Another study found that we are less likely to be mean toward someone who is physically close to us, and since the internet separates us physically, we’re not thinking of the targeted victim as someone nearby. There is also research suggesting that communication without the nonverbal component (gestures, body language, etc.) increases an adverse reaction to the “perceived threat” from another person.
I cannot handle mean people. I refuse to tolerate people who call someone names or make threats or just post unkind things about the person’s inherent traits instead of focusing on a behavior.
We’ve all been taught to “fight fair,” which means we should address what the other person said or did, and NOT who they are. Instead of saying, “You’re a jerk,” which only puts them on the defensive, how about saying,” I don’t appreciate the comment you just made about me.”
On the internet, people attack one another’s character, not their comments.
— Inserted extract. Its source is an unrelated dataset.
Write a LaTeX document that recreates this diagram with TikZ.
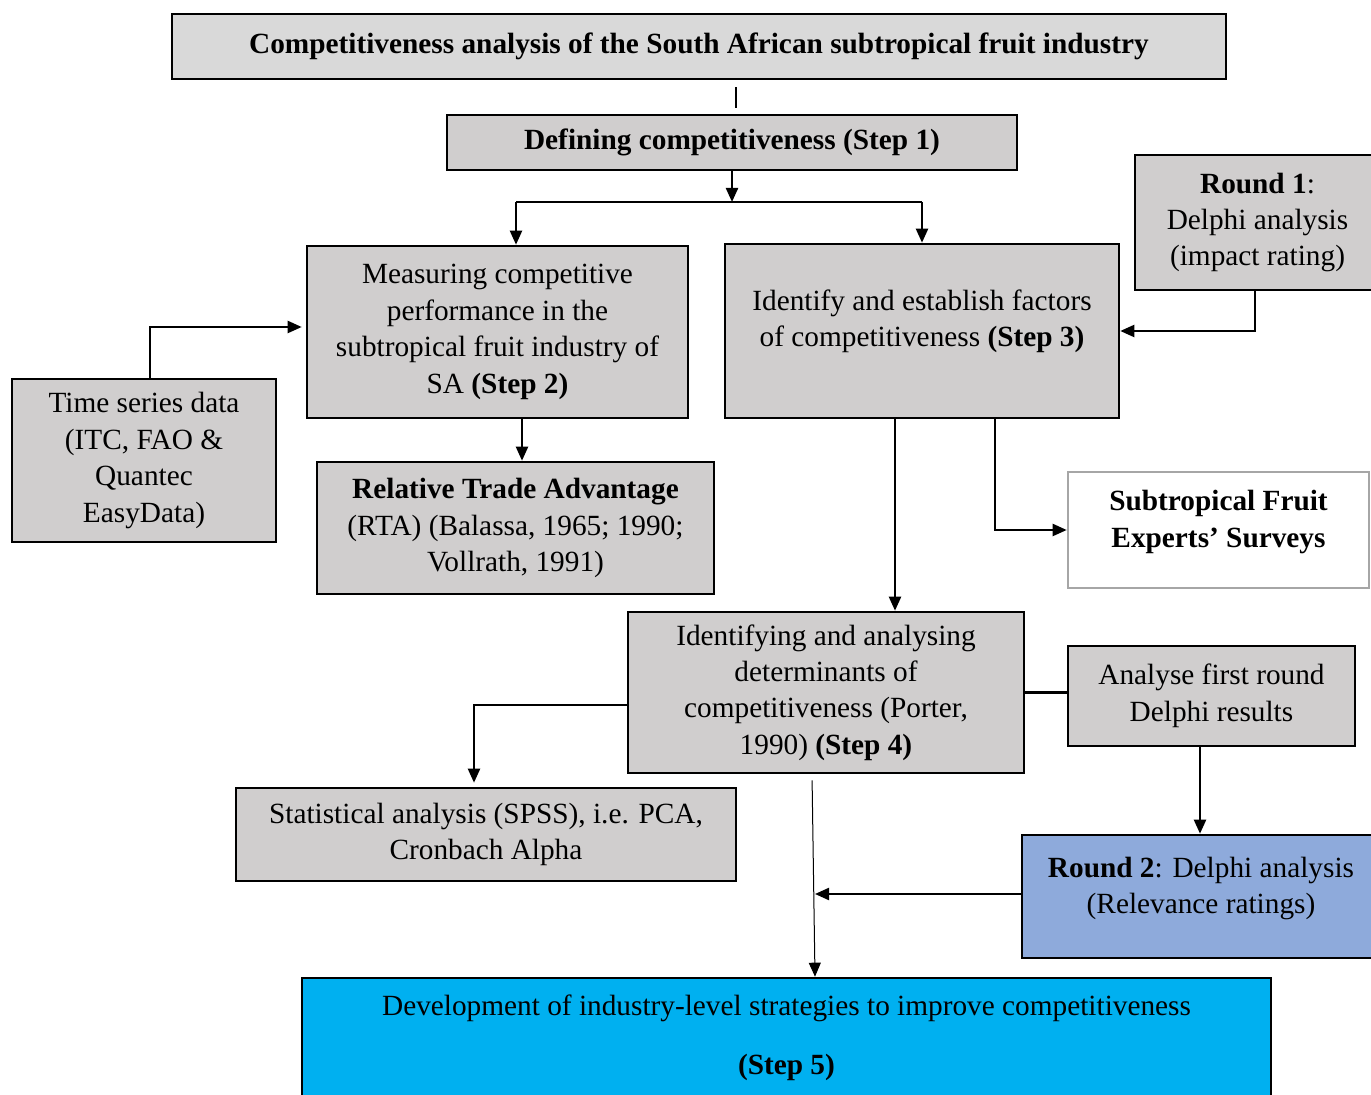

When this happens, there is no chance of working through the dissention. How do you defend yourself from an assault on your character? You can’t.
As I write this, we are approaching the mid-term elections in the United States, and the attack ads are very disturbing. Why can’t the candidates focus on how they are different from their competitors and what they will do if elected? Instead, they smear their opponents and in the process, offend us, the voters.
Apparently, attack ads work because they tell a story and create empathy. Every story needs a component of conflict, and the attack on the other person gives voters the conflict to want to empathize with the “hero” in the ad. However, if the attacks are found to be false, it doesn't allow the victim to be a hero, but rather a liar, which will backfire on them instead.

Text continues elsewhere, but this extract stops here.